I officially began fatherhood just as Pope Benedict ended his pontifical fatherhood.
Our firstborn son, Elijah David, was born at 10:36 p.m. on Feb. 27. Charging into the world at 8 pounds, 9 ounces, this big boy has already begun teaching his father what it really means to be a “father.”
It doesn’t matter how many times he throws up on my bare chest, how many times he pees on his own head (or on other nearby objects) during a diaper change or how many times his gentle whimper wakes me at 3:00 a.m. Immediately after I cut his umbilical cord, my heart overflowed with an unconditional love I’ve never experienced before.
In a deep sense, I want what’s best for little Eli, now and forever. Of course, I want him to be warm, to have a full belly, a clean diaper and a soft place to rest his tender head. But there’s an even deeper desire in my heart…
In it, Kelly writes: “
I discovered that one thing I could teach [my son] to ensure his appreciation of Catholicism: I could teach my son to appreciate the true presence of Jesus in the Eucharist. … Interestingly, for all the people who have left the Catholic Church over the years, I don’t know a single person who has left who believes in the true presence.”
So that’s the task at hand: educate Eli to recognize that Jesus is really present in the Eucharist, a fundamental tenet of Catholicism. I don’t want Eli to have the label of “Catholic” for my own ego. I want him to be Catholic because I know he can find true joy, personal fulfillment and the fullness of Christ in the Catholic Church.
Passing faith onto children is a daunting task. But as I laid in our hospital bed the morning after Eli’s birth, I watched news stories marking the pope’s exit from his work as the ultimate “father” to billions of Catholics. As I welcome a child, I can’t imagine forfeiting a billion of them as Pope Benedict so graciously did.
I’m grateful that I can reflect on Christ’s fatherhood as a guide for this new phase in my life, and I’m also thankful that I can look to the pope (both Benedict and now Pope Francis) for a model of true fatherhood on earth.
“One receives one’s life precisely when he offers it as a gift,” Pope Benedict said in his address at his
final general audience on Eli's birthday. As a new pope begins to totally offer his life as a gift for the church, I pray that I may do the same for my family.

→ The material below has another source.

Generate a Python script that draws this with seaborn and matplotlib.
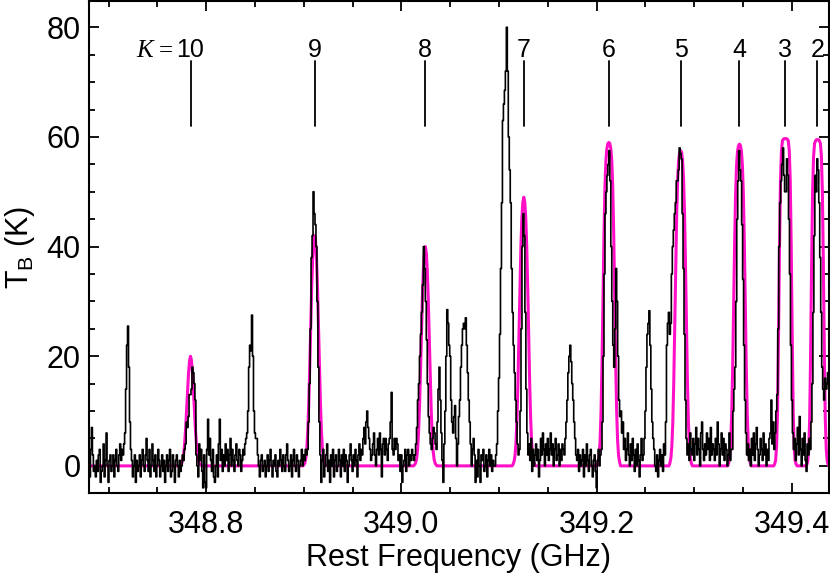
import numpy as np
import pandas as pd
import seaborn as sns
import matplotlib.pyplot as plt

f_start = 348.680
chan_width = 0.001
tb = [
    1, -2, 3, 7, 2, -1, 0, -2, 1, -1, 2, 3, -3, -1, 0, 4, -2, 1, 6, 0,            # 0
    -3, 1, 2, -1, 0, 2, -2, 1, 3, 0, -1, 2, 4, 1, 3, 2, 4, 6, 14, 22,            # 20
    25.5, 18, 8, 3, 1, -2, 0, 2, -3, 1, -1, 0, 2, -2, 1, 3, 0, -1, 2, 5,         # 40
    1, -1, 3, -2, 0, 4, 1, -1, 2, -2, 0, 3, 1, -2, 0, 2, -1, 1, -3, 0,           # 60
    2, -1, 1, 3, -2, -1, 2, 0, -3, 1, 2, 0, -2, 1, -1, 0, 2, 1, 3, 4,            # 80
    8, 7, 9, 13, 13, 14, 18, 17, 15, 12, 2, 0, -2, 4, 1, 3, -1, -4, 2, -3,       # 100
    -4, 3, 8.5, 2, 5, 1, -1, 3, -2, -3, 0, 2, -2, 4, 8.5, 1, 3, -1, 2, 0,        # 120
    4, 1, 3, -1, 2, 5, 0, 3, 1, -1, 2, 4, 1, 0, 3, 2, -1, 1, 3, 2,               # 140
    4, 5, 6, 10, 18, 22, 21, 27.5, 20, 10, 6, 5, 5, 2, 0, -2, 1, 2, -1, 0,       # 160
    1, -2, 0, 2, -1, 1, 3, 0, -2, 1, 0, 2, -1, -2, 1, 0, 3, 1, -1, 2,            # 180
    0, -1, 2, 4, 1, -1, 0, 2, -2, 1, 3, 0, -1, 2, 1, -2, 0, 1, 3, 0,             # 200
    2, 1, 3, 2, 3, 8, 15, 25, 38, 42, 50, 46, 44, 40, 30, 18, 8, 2, -3, 1,       # 220
    3, -2, 0, 2, 4, -1, 1, -3, 2, 0, 3, -2, 1, 2, -1, 0, 3, 1, -2, 2,            # 240
    0, 3, -1, 2, 1, -3, 0, 2, 4, 1, -1, 2, 0, 3, 1, -2, 2, 4, 1, 3,              # 260
    2, 5, 7, 4, 8, 10, 7, 5, 3, 1, 2, 4, 6, 2, 0, 3, 5, 2, 6, 3,                 # 280
    -2, 4, 5, 2, 5, 3, 1, 4, 5, 8, 13.4, 3, 2, 5, 3, 5, 4, 1, 2, -1,             # 300
    2, -3, 0, 1, 3, -1, 2, 3, 0, 2, 1, 3, 2, 1, 2, 4, 7, 12, 15, 20,             # 320
    24, 28, 33, 40, 36, 30, 23, 15, 9, 6, 4, 3, 5, 7, 6, 4, 3, 8, 14, 18,        # 340
    12, 6, 1, -3, 4, 10, 20, 28.5, 26, 22, 20, 12, 8, 6, 9, 11, 5, 0, 4, 9,      # 360
    12, 18, 22, 25, 26, 25, 27, 22, 17, 12, 8, 4, 0, 3, 5, 2, -3, 1, -2, 3,      # 380
    0, -3, 2, 1, 3, -1, 0, 2, -2, 1, 3, 0, 2, -1, 1, 0, 0, 2, 4, 10,             # 400
    16, 24, 36, 48, 63, 66, 68.5, 72, 80, 72, 60, 54, 48, 36, 28, 22, 17, 12, 8, 4,  # 420
    2, 3, 10, 25, 40, 46, 42, 28, 14, 6, 2, 4, 1, 5, -1, 3, 0, 2, 4, 1,          # 440
    3, -2, 1, 5, 2, 6, 3, 0, 4, 2, 5, 1, 3, 6, 2, 4, 0, 3, 5, 1,                 # 460
    2, 4, 0, 3, 1, 4, 3, 2, 5, 8, 12, 17, 20, 22, 19, 15, 12, 8, 5, 2,           # 480
    1, 3, -1, 2, 0, 1, 3, -2, 2, 0, 4, 1, -1, 2, 3, 0, -2, 1, 2, -1,             # 500
    -4, 1, 3, 0, 2, 3, 8, 20, 35, 46, 50, 53, 55, 57.5, 52, 40, 30, 22, 18, 25,  # 520
    36, 30, 20, 12, 9, 10, 6, 8, 3, 5, 1, 3, 6, 2, 0, 4, 1, 5, 2, -1,            # 540
    3, 0, 4, 1, -2, 2, 5, 1, 2, 5, 10, 18, 24, 26, 28.3, 22, 14, 8, 5, 3,        # 560
    0, -1, 2, -2, 1, 3, 0, 2, -1, 4, 2, 8, 22, 26, 28, 24, 26, 35, 40, 43,       # 580
    46, 48, 52, 52, 54, 58, 57, 56, 46, 36, 24, 12, 5, 2, 4, 1, 6, 3, 2, 5,      # 600
    1, 4, 7, 2, 5, 3, 0, 6, 8, 3, 1, 4, 2, 6, 3, 5, 1, 7, 2, 4,                  # 620
    3, 1, 5, 2, 8, 4, 0, 3, 6, 2, 5, 1, 4, 3, 0, 2, 6, 1, 3, 3,                  # 640
    10, 14, 18, 30, 45, 52, 57.5, 54, 52, 44, 34, 22, 12, 6, 2, 4, 1, 3, 0, 5,   # 660
    2, 6, 1, 4, 7, 3, 0, 2, 5, 3, 1, 6, 2, 4, 0, 3, 1, 5, 6, 12,                 # 680
    4, 8, 3, 6, 10, 13, 25, 40, 48, 52, 55, 58, 53, 50, 50, 56, 53, 45, 35, 22,  # 700
    12, 6, 3, 5, 1, 4, 7, 2, 9, 3, 0, 5, 2, 6, 1, -1, 4, 2, 5, 3,                # 720
    8, 15, 28, 42, 53, 50, 56, 54, 48, 38, 28, 18, 14, 12, 16, 14, 15, 17, 14,   # 740
]

# CH3CN K components: rest frequencies (GHz) and labels
k_labels = ["10", "9", "8", "7", "6", "5", "4", "3", "2"]
k_freqs = [348.7840, 348.9111, 349.0245, 349.1254, 349.2125,
           349.2860, 349.3463, 349.3933, 349.4262]

# model profile, read at 0..12 MHz from each line centre (symmetric)
model_offsets_mhz = list(range(13))
model_half = [
    [20.0, 19.2, 17.0, 13.8, 10.2, 6.8, 4.1, 2.2, 1.1, 0.5, 0.2, 0.1, 0.0],
    [42.0, 40.9, 37.7, 32.3, 25.4, 17.9, 11.3, 6.3, 3.1, 1.4, 0.5, 0.2, 0.0],
    [40.0, 38.9, 35.7, 30.5, 23.8, 16.7, 10.4, 5.8, 2.8, 1.2, 0.5, 0.2, 0.0],
    [49.0, 48.1, 45.2, 40.0, 32.5, 23.7, 15.3, 8.7, 4.3, 1.9, 0.8, 0.3, 0.0],
    [59.0, 58.8, 57.9, 55.7, 50.8, 42.2, 30.5, 18.8, 9.9, 4.5, 1.8, 0.7, 0.0],
    [57.5, 57.2, 55.7, 52.4, 46.1, 36.7, 25.5, 15.3, 7.9, 3.5, 1.4, 0.5, 0.0],
    [58.7, 58.4, 57.4, 54.8, 49.5, 40.5, 28.9, 17.7, 9.2, 4.2, 1.7, 0.6, 0.0],
    [59.7, 59.7, 59.6, 59.3, 57.5, 52.0, 40.0, 24.0, 10.0, 3.5, 1.0, 0.3, 0.0],
    [59.5, 59.5, 59.3, 58.8, 56.5, 50.0, 37.0, 21.0, 8.5, 3.0, 0.8, 0.2, 0.0],
]

# build tables
spec = pd.DataFrame({"freq": f_start + chan_width * np.arange(len(tb)), "tb": tb})

mx, my = [f_start], [0.0]
offs = [-o for o in model_offsets_mhz[::-1]] + model_offsets_mhz[1:]
for fc, half in zip(k_freqs, model_half):
    vals = half[::-1] + half[1:]
    mx += [fc + o * 0.001 for o in offs]
    my += vals
model = pd.DataFrame({"freq": mx, "tb": my})

sns.set_theme(style="ticks")
plt.rcParams["font.family"] = ["Liberation Sans", "DejaVu Sans"]
plt.rcParams["mathtext.fontset"] = "custom"
plt.rcParams["mathtext.rm"] = "Liberation Sans"
plt.rcParams["text.color"] = "black"
plt.rcParams["axes.labelcolor"] = "black"

fig = plt.figure(figsize=(8.3, 5.73), dpi=100)
ax = fig.add_axes([0.1072, 0.1391, 0.8916, 0.8592])

sns.lineplot(data=model, x="freq", y="tb", ax=ax, color="#ff0fc6", lw=2.2,
             estimator=None, sort=False, legend=False)
sns.lineplot(data=spec, x="freq", y="tb", ax=ax, color="black", lw=1.2,
             estimator=None, sort=False, legend=False, drawstyle="steps-mid")

# K markers
for fk, lab in zip(k_freqs, k_labels):
    ax.plot([fk, fk], [62, 73.8], color="black", lw=1.3)
    ax.text(fk, 74.5, lab, ha="center", va="baseline", fontsize=18, color="black")
ax.annotate("=", xy=(k_freqs[0], 74.5), xytext=(-12.5, 0), textcoords="offset points",
            ha="right", va="baseline", fontsize=18, family="Liberation Serif", color="black")
ax.annotate("K", xy=(k_freqs[0], 74.5), xytext=(-27, 0), textcoords="offset points",
            ha="right", va="baseline", fontsize=18, family="Liberation Serif",
            style="italic", color="black")

ax.set_xlim(348.680, 349.438)
ax.set_ylim(-4.8, 84.8)
ax.set_xticks([348.8, 349.0, 349.2, 349.4])
ax.set_xticklabels(["348.8", "349.0", "349.2", "349.4"])
ax.set_xticks(np.arange(348.70, 349.44, 0.05), minor=True)
ax.set_yticks([0, 20, 40, 60, 80])
ax.set_yticks(np.arange(-5, 85, 5), minor=True)
ax.tick_params(which="both", direction="in", top=True, right=True, width=1.3,
               labelsize=22, colors="black", labelcolor="black")
ax.tick_params(axis="x", which="major", length=7.5, pad=12)
ax.tick_params(axis="y", which="major", length=7.5, pad=6)
ax.tick_params(which="minor", length=4.5)
for s in ax.spines.values():
    s.set_linewidth(1.5)
    s.set_color("black")

ax.set_xlabel("Rest Frequency (GHz)", fontsize=22, labelpad=2)
ax.set_ylabel(r"T$_\mathregular{B}$ (K)", fontsize=22, labelpad=7)

fig.savefig("out.png", dpi=100)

Shortly after Eli’s birth, I received a beautiful text message from my Godfather from Iowa. I’d like to offer it now for myself, for all fathers and for Pope Francis:
“Take you now St. Joseph as your guide. Lead. Provide. Protect. And as you are the head of the house, so is your wife the heart of that same house. Love and be family. Congratulations, and God’s peace be with you.”